Appy reconheceu a necessidade de atenção ao caso do saneamento – que na votação final, na Câmara, perdeu a condição de tratamento especial, com alíquota diferenciada – afirmando que o governo federal pretende estender a aplicação do cashback para o setor. A emenda constitucional da reforma tributária prevê a possibilidade de devolução de imposto para famílias com finalidade social, mas estabeleceu a obrigatoriedade de cashback apenas para energia elétrica e gás de cozinha (GLP). “Se a eletricidade, tal como o saneamento, está no regime geral e vai ter cashback, não faz sentido que saneamento não tenha”, afirmou. “O ideal, nesse caso, é que seja com desconto do valor diretamente na conta.

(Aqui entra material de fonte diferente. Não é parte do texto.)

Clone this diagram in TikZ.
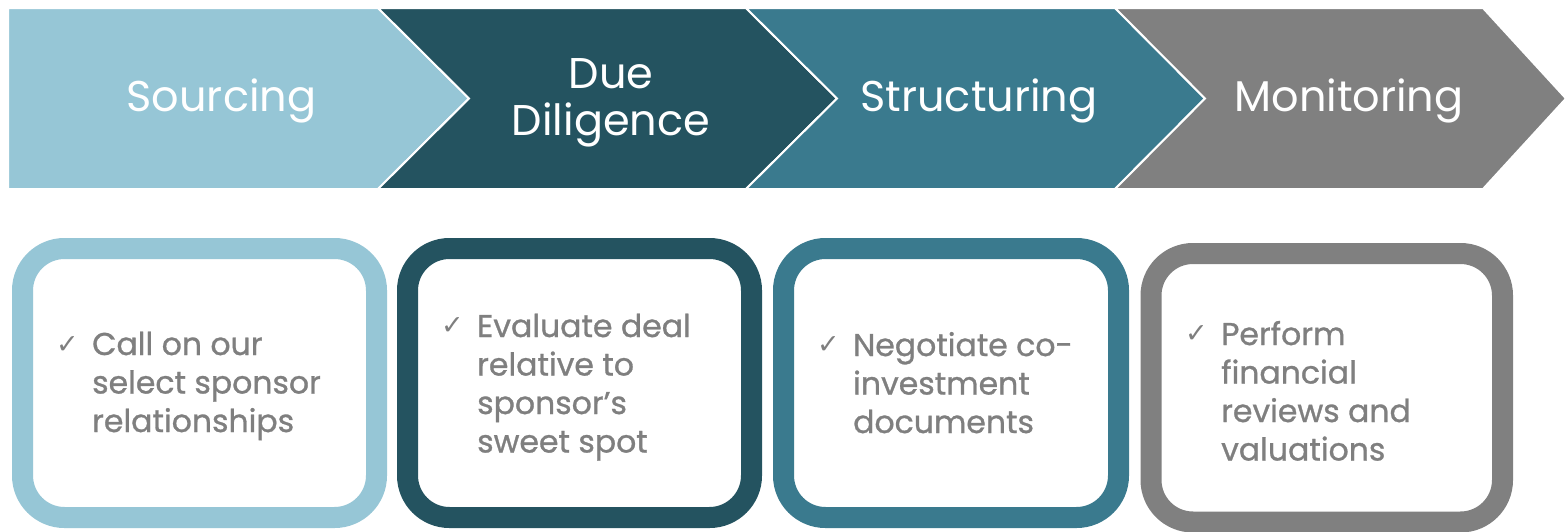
\documentclass[tikz,border=0pt]{standalone}
\usepackage{fontspec}
\setmainfont{Poppins}
\newfontfamily\itemfont{Poppins}[FakeBold=0.9]
\newfontfamily\symfont{DejaVu Sans}
\definecolor{stepA}{RGB}{150,198,214}
\definecolor{stepB}{RGB}{36,83,96}
\definecolor{stepC}{RGB}{58,122,142}
\definecolor{stepD}{RGB}{128,128,128}
\definecolor{bodygray}{RGB}{127,127,127}
\tikzset{
  chevron/.style={draw=white, line width=2, line join=miter},
  headtext/.style={text=white, inner sep=0, anchor=base,
    font=\fontsize{43}{47}\selectfont},
  cardbox/.style={rectangle, rounded corners=42, line width=21, fill=white,
    inner sep=0, minimum width=#1},
  itemtext/.style={text=bodygray, inner sep=0, anchor=base west,
    font=\itemfont\fontsize{31.5}{38.5}\selectfont},
  tick/.style={text=bodygray, inner sep=0, anchor=base west,
    font=\symfont\fontsize{27}{27}\selectfont},
}
\begin{document}
\begin{tikzpicture}[x=1pt, y=-1pt]
\useasboundingbox (0,0) rectangle (1566,531);

% process chevrons
\fill[white] (0,0) rectangle (1566,531);
\draw[chevron, fill=stepA] (8,8) -- (378,8) -- (469,98.5) -- (378,189) -- (8,189) -- cycle;
\draw[chevron, fill=stepB] (378,8) -- (746,8) -- (837,98.5) -- (746,189) -- (378,189) -- (469,98.5) -- cycle;
\draw[chevron, fill=stepC] (746,8) -- (1115,8) -- (1205,98.5) -- (1115,189) -- (746,189) -- (837,98.5) -- cycle;
\draw[chevron, fill=stepD] (1115,8) -- (1483,8) -- (1566,98.5) -- (1483,189) -- (1115,189) -- (1205,98.5) -- cycle;

% stage titles
\node[headtext] (h1) at (221.5,111.5) {Sourcing};
\node[headtext] (h2) at (611,88) {\begin{tabular}[t]{@{}c@{}}Due\\Diligence\end{tabular}};
\node[headtext] (h3) at (979,111.5) {Structuring};
\node[headtext] (h4) at (1349,111.5) {Monitoring};

% detail cards
\node[cardbox=354, minimum height=269, draw=stepA] (c1) at (199.5,383) {};
\node[cardbox=344, minimum height=269, draw=stepB] (c2) at (579.5,383) {};
\node[cardbox=335, minimum height=269, draw=stepC] (c3) at (951,383) {};
\node[cardbox=351.5, minimum height=268.5, draw=stepD] (c4) at (1326.75,387.75) {};

% card contents
\node[tick] (k1) at (56,353) {✓};
\node[itemtext] (t1) at (92,355) {\begin{tabular}[t]{@{}l@{}}Call on our\\select sponsor\\relationships\end{tabular}};

\node[tick] (k2) at (441,334) {✓};
\node[itemtext] (t2) at (477,337) {\begin{tabular}[t]{@{}l@{}}Evaluate deal\\relative to\\sponsor’s\\sweet spot\end{tabular}};

\node[tick] (k3) at (817,353) {✓};
\node[itemtext] (t3) at (853,356) {\begin{tabular}[t]{@{}l@{}}Negotiate co-\\investment\\documents\end{tabular}};

\node[tick] (k4) at (1185,342) {✓};
\node[itemtext] (t4) at (1221,345) {\begin{tabular}[t]{@{}l@{}}Perform\\financial\\reviews and\\valuations\end{tabular}};
\end{tikzpicture}
\end{document}
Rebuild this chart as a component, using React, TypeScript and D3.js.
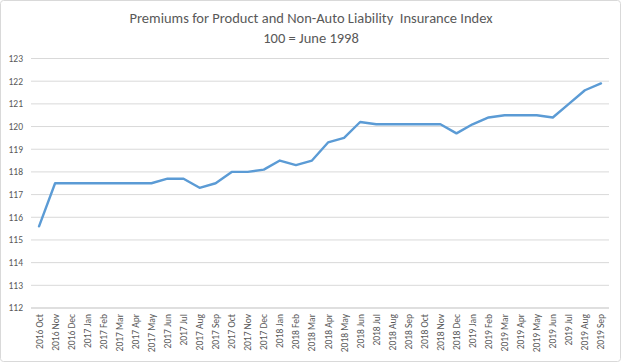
import * as d3 from 'd3';
import React from 'react';

const months = [
  '2016 Oct', '2016 Nov', '2016 Dec',
  '2017 Jan', '2017 Feb', '2017 Mar', '2017 Apr', '2017 May', '2017 Jun',
  '2017 Jul', '2017 Aug', '2017 Sep', '2017 Oct', '2017 Nov', '2017 Dec',
  '2018 Jan', '2018 Feb', '2018 Mar', '2018 Apr', '2018 May', '2018 Jun',
  '2018 Jul', '2018 Aug', '2018 Sep', '2018 Oct', '2018 Nov', '2018 Dec',
  '2019 Jan', '2019 Feb', '2019 Mar', '2019 Apr', '2019 May', '2019 Jun',
  '2019 Jul', '2019 Aug', '2019 Sep',
];

const indexValues = [
  115.6, 117.5, 117.5,
  117.5, 117.5, 117.5, 117.5, 117.5, 117.7,
  117.7, 117.3, 117.5, 118.0, 118.0, 118.1,
  118.5, 118.3, 118.5, 119.3, 119.5, 120.2,
  120.1, 120.1, 120.1, 120.1, 120.1, 119.7,
  120.1, 120.4, 120.5, 120.5, 120.5, 120.4,
  121.0, 121.6, 121.9,
];

const yTicks = [112, 113, 114, 115, 116, 117, 118, 119, 120, 121, 122, 123];

const titleLines = [
  'Premiums for Product and Non-Auto Liability  Insurance Index',
  '100 = June 1998',
];

const W = 621;
const H = 362;
const font = 'Carlito, Calibri, Lato, "Open Sans", sans-serif';

export default function App() {
  // plot area
  const left = 31, right = 609, top = 58.5, bottom = 308;

  const x = d3.scaleBand().domain(months).range([left, right]);
  const y = d3.scaleLinear().domain([112, 123]).range([bottom, top]);

  const line = d3
    .line<number>()
    .x((_, i) => (x(months[i]) as number) + x.bandwidth() / 2)
    .y((d) => y(d));

  return (
    <svg
      width={W}
      height={H}
      style={{ position: 'absolute', left: 0, top: 0, background: '#fff' }}
    >
      <rect x={0.5} y={0.5} width={W - 1} height={H - 1} rx={3} fill="#fff" stroke="#d9d9d9" />

      {titleLines.map((t, i) => (
        <text
          key={t}
          x={311}
          y={23 + i * 19.5}
          textAnchor="middle"
          fontFamily={font}
          fontSize={14.5}
          fill="#595959"
          style={{ whiteSpace: 'pre' }}
        >
          {t}
        </text>
      ))}

      {yTicks.map((t) => (
        <g key={t}>
          <line
            x1={left}
            x2={right}
            y1={y(t)}
            y2={y(t)}
            stroke={t === 112 ? '#bfbfbf' : '#d9d9d9'}
            strokeWidth={1}
          />
          <text
            x={23}
            y={y(t)}
            dy="0.35em"
            textAnchor="end"
            fontFamily={font}
            fontSize={9.5}
            fill="#595959"
          >
            {t}
          </text>
        </g>
      ))}

      {months.map((m) => {
        const cx = (x(m) as number) + x.bandwidth() / 2;
        return (
          <text
            key={m}
            transform={`translate(${cx + 3.5},${bottom + 6}) rotate(-90)`}
            textAnchor="end"
            fontFamily={font}
            fontSize={9.5}
            fill="#595959"
          >
            {m}
          </text>
        );
      })}

      <path
        d={line(indexValues) || ''}
        fill="none"
        stroke="#5b9bd5"
        strokeWidth={2.4}
        strokeLinejoin="round"
        strokeLinecap="round"
      />
    </svg>
  );
}
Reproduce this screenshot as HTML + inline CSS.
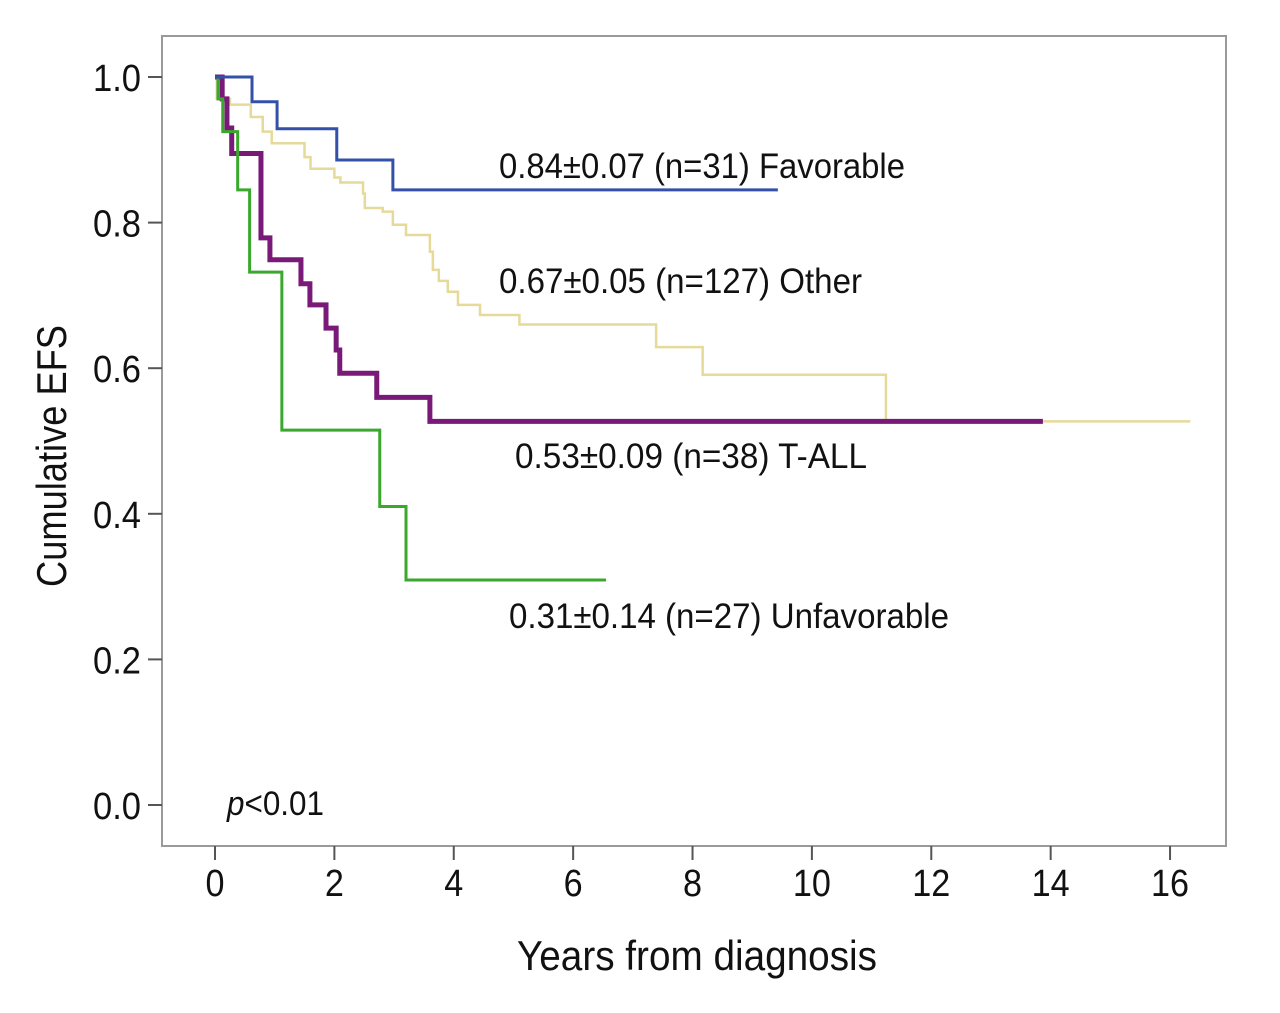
<!DOCTYPE html>
<html><head><meta charset="utf-8"><style>
html,body{margin:0;padding:0;background:#fff;}
svg{display:block;font-family:"Liberation Sans",sans-serif;}
</style></head><body>
<svg id="chart" width="1280" height="1013" viewBox="0 0 1280 1013">
<rect x="162" y="36" width="1064" height="810" fill="#fff" stroke="#9a9a9a" stroke-width="2"/>
<g id="axes"></g>
<g id="series"></g>
<text x="697" y="970" font-size="42" text-anchor="middle" textLength="360" lengthAdjust="spacingAndGlyphs" fill="#111">Years from diagnosis</text>
<text transform="translate(66,456) rotate(-90)" font-size="42" text-anchor="middle" textLength="262" lengthAdjust="spacingAndGlyphs" fill="#111">Cumulative EFS</text>
<text x="227" y="815" font-size="34" textLength="97" lengthAdjust="spacingAndGlyphs" fill="#111"><tspan font-style="italic">p</tspan>&lt;0.01</text>
<text x="499" y="178" font-size="35" textLength="406" lengthAdjust="spacingAndGlyphs" fill="#111">0.84±0.07 (n=31) Favorable</text>
<text x="499" y="293" font-size="35" textLength="363" lengthAdjust="spacingAndGlyphs" fill="#111">0.67±0.05 (n=127) Other</text>
<text x="515" y="468" font-size="35" textLength="352" lengthAdjust="spacingAndGlyphs" fill="#111">0.53±0.09 (n=38) T-ALL</text>
<text x="509" y="628" font-size="35" textLength="440" lengthAdjust="spacingAndGlyphs" fill="#111">0.31±0.14 (n=27) Unfavorable</text>
</svg>
<script>
const xTicks = [0,2,4,6,8,10,12,14,16];
const yTicks = [0,0.2,0.4,0.6,0.8,1.0];
const yTickLabels = ["0.0","0.2","0.4","0.6","0.8","1.0"];
const otherT = [0,0.03,0.25,0.6,0.8,0.95,1.5,1.6,2.0,2.1,2.48,2.51,2.81,2.98,3.2,3.6,3.65,3.75,3.9,4.07,4.44,5.1,7.39,8.17,11.24];
const otherS = [1,0.97,0.962,0.945,0.925,0.909,0.89,0.874,0.862,0.855,0.84,0.82,0.815,0.797,0.783,0.76,0.735,0.72,0.705,0.687,0.673,0.66,0.629,0.591,0.527];
const otherEnd = 16.34;
const tallT = [0,0.12,0.2,0.28,0.77,0.92,1.44,1.59,1.86,2.03,2.09,2.71,3.6];
const tallS = [1,0.97,0.93,0.895,0.779,0.749,0.716,0.687,0.655,0.625,0.593,0.56,0.527];
const tallEnd = 13.87;
const favT = [0,0.62,1.04,2.04,2.98];
const favS = [1,0.966,0.929,0.886,0.845];
const favEnd = 9.43;
const unfT = [0,0.05,0.13,0.38,0.58,1.12,2.76,3.2];
const unfS = [1,0.97,0.925,0.845,0.732,0.515,0.41,0.309];
const unfEnd = 6.55;

const X = t => 215 + t*59.69;
const Y = v => 805 - v*728;
const NS = "http://www.w3.org/2000/svg";
const axes = document.getElementById('axes');
const series = document.getElementById('series');

yTicks.forEach((v,i)=>{
  const l=document.createElementNS(NS,'line');
  l.setAttribute('x1',148);l.setAttribute('x2',162);l.setAttribute('y1',Y(v));l.setAttribute('y2',Y(v));
  l.setAttribute('stroke','#555');l.setAttribute('stroke-width','2');
  
  
  axes.appendChild(l);
  const tx=document.createElementNS(NS,'text');
  tx.setAttribute('x',141);tx.setAttribute('y',Y(v)+14);tx.setAttribute('font-size','38');
  tx.setAttribute('text-anchor','end');tx.setAttribute('fill','#111');
  tx.setAttribute('textLength','48');tx.setAttribute('lengthAdjust','spacingAndGlyphs');
  tx.textContent=yTickLabels[i];
  
  
  axes.appendChild(tx);
});
xTicks.forEach(t=>{
  const l=document.createElementNS(NS,'line');
  l.setAttribute('x1',X(t));l.setAttribute('x2',X(t));l.setAttribute('y1',846);l.setAttribute('y2',860);
  l.setAttribute('stroke','#555');l.setAttribute('stroke-width','2');
  
  
  axes.appendChild(l);
  const tx=document.createElementNS(NS,'text');
  tx.setAttribute('x',X(t));tx.setAttribute('y',896);tx.setAttribute('font-size','38');
  tx.setAttribute('text-anchor','middle');tx.setAttribute('fill','#111');
  tx.setAttribute('textLength', String(t)>9 ? (t>=10?'38':'19') : '19');
  tx.setAttribute('lengthAdjust','spacingAndGlyphs');
  tx.textContent=String(t);
  
  
  axes.appendChild(tx);
});

function stepPath(T,S,end){
  let d='M'+X(T[0])+','+Y(S[0]);
  for(let i=1;i<T.length;i++){ d+=' H'+X(T[i])+' V'+Y(S[i]); }
  d+=' H'+X(end);
  return d;
}
function addSeries(T,S,end,color,w,name){
  const p=document.createElementNS(NS,'path');
  p.setAttribute('d',stepPath(T,S,end));
  p.setAttribute('fill','none');p.setAttribute('stroke',color);p.setAttribute('stroke-width',w);
  
  
  series.appendChild(p);
}
addSeries(otherT,otherS,otherEnd,'#e6da9a',2.5,'line-other');
addSeries(tallT,tallS,tallEnd,'#7a1a78',5,'line-t-all');
addSeries(unfT,unfS,unfEnd,'#3aa82c',3,'line-unfavorable');
addSeries(favT,favS,favEnd,'#3450a8',3,'line-favorable');
</script>
</body></html>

É perfeitamente possível ser feito.”

O secretário afirma que, além do saneamento, o governo estuda incluir no projeto o cashback para outros usos, mas que a concretização desse sistema dependerá do espaço fiscal que se tem. “Para o governo, o mundo ideal é ter imposto com alíquota uniforme para tudo e usar esse sistema de forma ampla para reduzir o efeito regressivo da tributação, mas a reforma que saiu do Congresso prevê uma série de hipóteses de alíquota reduzida – como para saúde, educação e alimentos”, lembrou, ressaltando, por exemplo, que quanto mais produtos forem incluídos na cesta básica, menos margem para desconto em outros tributos haverá. “Aí será uma decisão do Congresso. Do que depender do governo federal, a ideia é prever cashback para que famílias de baixa renda não tenham impacto com a mudança tributária”, concluiu.